How is there a conflicting implementation of `From` when using a generic type?

The problem here is someone may implement Storage so that the From impl you have written overlaps with the impl in the standard library of impl<T> From<T> for T (that is, anything can be converted to itself).

Specifically,

struct Tricky;

impl Storage for Tricky {
    type Error = MyError<Tricky>;
}

(The set-up here means this doesn’t actually compile—MyError<Tricky> is infinitely large—but that error is unrelated to the reasoning about impls/coherence/overlap, and indeed small changes to MyError can make it compile without changing the fundamental problem, e.g. adding a Box like StorageProblem(Box<S::Error>),.)

If we substitute Tricky in place of S in your impl, we get:

impl From<MyError<Tricky>> for MyError<Tricky> {
    ...
}

This impl exactly matches the self-conversion one with T == MyError<Tricky>, and hence the compiler wouldn’t know which one to choose.
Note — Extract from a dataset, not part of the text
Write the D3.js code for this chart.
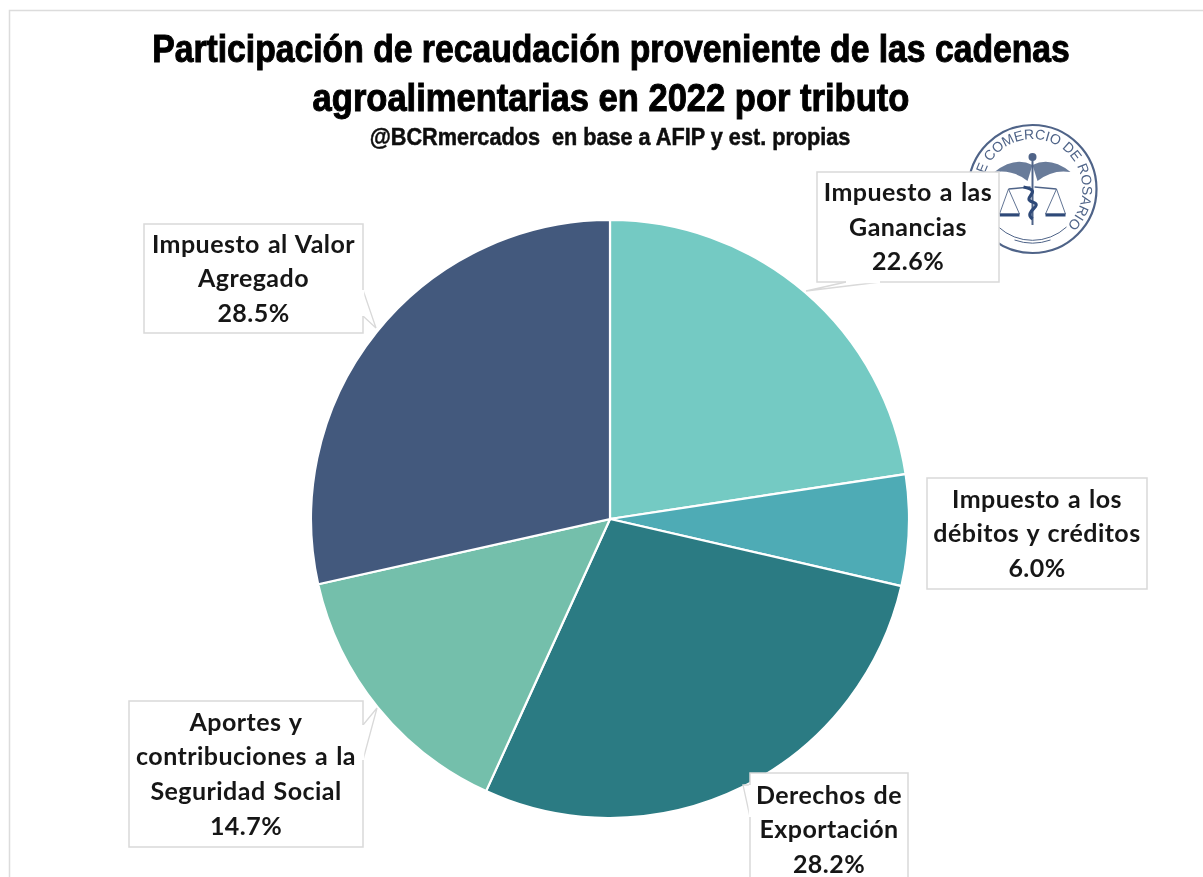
<!DOCTYPE html>
<html><head><meta charset="utf-8">
<script src="https://cdn.jsdelivr.net/npm/d3@7"></script>
<style>html,body{margin:0;padding:0;background:#fff;overflow:hidden}svg{display:block}</style>
</head><body><div id="c"></div>
<script>
const categories = ["Impuesto a las Ganancias","Impuesto a los débitos y créditos","Derechos de Exportación","Aportes y contribuciones a la Seguridad Social","Impuesto al Valor Agregado"];
const values = [22.6,6.0,28.2,14.7,28.5];
const colors = ["#74cac3","#4eabb5","#2b7b83","#74bfab","#43597d"];
const labelLines = [["Impuesto a las","Ganancias"],["Impuesto a los","débitos y créditos"],["Derechos de","Exportación"],["Aportes y","contribuciones a la","Seguridad Social"],["Impuesto al Valor","Agregado"]];
const titleLines = ["Participación de recaudación proveniente de las cadenas","agroalimentarias en 2022 por tributo"];
const subtitle = "@BCRmercados  en base a AFIP y est. propias";
const sealText = "DE COMERCIO DE ROSARIO";

const boxes = [
 {b:[817,172,182,110], tail:[[880,282],[806,291],[846,282]]},
 {b:[927,478,220,111], tail:null},
 {b:[750,773,158,120], tail:[[750,785],[743,785],[750,817]]},
 {b:[129,701,234,146], tail:[[363,725],[377,708],[363,760]]},
 {b:[144,224,219,109], tail:[[363,290],[376,328],[363,316]]}
];
const W=1203,H=877,cx=610,cy=519,R=299;
const svg=d3.select("#c").append("svg").attr("width",W).attr("height",H).attr("viewBox",`0 0 ${W} ${H}`);
const defs=svg.append("defs");
const flt=defs.append("filter").attr("id","soft").attr("x","-5%").attr("y","-20%").attr("width","110%").attr("height","140%");
flt.append("feGaussianBlur").attr("stdDeviation",0.5);

svg.append("path").attr("d",`M9.5 ${H}V10.5H${W}`).attr("fill","none").attr("stroke","#dcdcdc").attr("stroke-width",1.5);

// seal
const seal=svg.append("g").attr("transform","translate(1032.5,189)").attr("filter","url(#soft)");
const sc="#4f6488", sd="#2f4a78";
seal.append("circle").attr("r",64).attr("fill","#fff").attr("stroke",sc).attr("stroke-width",2.2);
seal.append("path").attr("d","M-34 38A50 50 0 0 0 34 38").attr("fill","none").attr("stroke",sc).attr("stroke-width",1);
seal.append("path").attr("d","M-18 51A54 54 0 0 0 18 51").attr("fill","none").attr("stroke",sc).attr("stroke-width",1);
defs.append("path").attr("id","sealArc").attr("d","M-1 50A50 50 0 1 1 1 50");
seal.append("g").attr("transform","rotate(26)").append("text").attr("font-family","'Liberation Sans',sans-serif").attr("font-size",14).attr("fill",sc)
  .append("textPath").attr("href","#sealArc").attr("startOffset","50%").attr("text-anchor","middle").text(sealText);
[-1,1].forEach(s=>{
  seal.append("path").attr("d",`M0-24Q${s*18}-33 ${s*38}-17Q${s*20}-20 ${s*5}-8Z`).attr("fill",sc).attr("opacity",.85);
  seal.append("path").attr("d",`M${s*2}-2L${s*24} 0`).attr("stroke",sc).attr("stroke-width",1.6);
  seal.append("path").attr("d",`M${s*24} 0L${s*33} 25H${s*13}Z`).attr("fill","none").attr("stroke",sc).attr("stroke-width",.9);
  seal.append("path").attr("d",`M${s*13} 26H${s*33}`).attr("stroke",sd).attr("stroke-width",3);
});
seal.append("circle").attr("cy",-32).attr("r",4).attr("fill",sc);
seal.append("path").attr("d","M0-30V36").attr("stroke",sc).attr("stroke-width",2).attr("fill","none");
seal.append("path").attr("d","M-9-2C12 2-12 9 0 13C12 17-10 22 0 30").attr("stroke",sd).attr("stroke-width",3.2).attr("fill","none");

// pie
const pie=d3.pie().sort(null).value(d=>d);
const arc=d3.arc().innerRadius(0).outerRadius(R);
svg.append("g").attr("transform",`translate(${cx},${cy})`).selectAll("path").data(pie(values)).join("path")
  .attr("d",arc).attr("fill",(d,i)=>colors[i]).attr("stroke","#fff").attr("stroke-width",2.2);

// callouts
const line=d3.line();
const lab=svg.append("g");
boxes.forEach((o,i)=>{
  const [x,y,w,h]=o.b;
  const g=lab.append("g");
  g.append("rect").attr("x",x).attr("y",y).attr("width",w).attr("height",h).attr("fill","#fff").attr("stroke","#d9d9d9").attr("stroke-width",1.5);
  if(o.tail){
    g.append("path").attr("d",line(o.tail)).attr("fill","#fff").attr("stroke","#d9d9d9").attr("stroke-width",1.3);
    g.append("path").attr("d",line([o.tail[0],o.tail[2]])).attr("stroke","#fff").attr("stroke-width",2.5);
  }
  const ls=[...labelLines[i],values[i].toFixed(1)+"%"];
  const lh=34.7, total=ls.length*lh, y0=y+h/2-total/2+lh/2;
  const yStart = i===2 ? 795 : y0;
  const tg=g.append("g").attr("filter","url(#soft)");
  ls.forEach((t,j)=>tg.append("text").attr("x",x+w/2).attr("y",yStart+j*lh).attr("dy","0.35em")
    .attr("text-anchor","middle").attr("font-family","Lato,sans-serif").attr("font-weight",700).attr("font-size",25)
    .attr("letter-spacing",.45).attr("word-spacing",1.5)
    .attr("fill","#161616").style("white-space","pre").text(t));
});

// titles: narrowed horizontally to the reference's condensed width
function fitted(str,xc,yb,width,size,sw,col){
  const t=svg.append("g").attr("filter","url(#soft)").append("text").attr("text-anchor","middle")
    .attr("font-family","'Liberation Sans',sans-serif").attr("font-weight",700).attr("font-size",size)
    .attr("fill",col).attr("stroke",col).attr("stroke-width",sw).style("white-space","pre").text(str);
  const k=width/t.node().getComputedTextLength();
  t.attr("transform",`translate(${xc},${yb}) scale(${k},1)`);
}
const titleWidths=[918,597];
titleLines.forEach((t,i)=>fitted(t,611,[62,111][i],titleWidths[i],39,1,"#050505"));
fitted(subtitle,610,145,481,23,.5,"#0d0d0d");
</script></body></html>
Instead of making an arbitrary/random choice, the Rust compiler avoids situations like this, and thus the original code must be rejected due to this risk.

This coherence restriction can definitely be annoying, and is one of reasons that specialisation is a much-anticipated feature: essentially allows manually instructing the compiler how to handle overlap… at least, one of the extensions to the current restricted form allows that.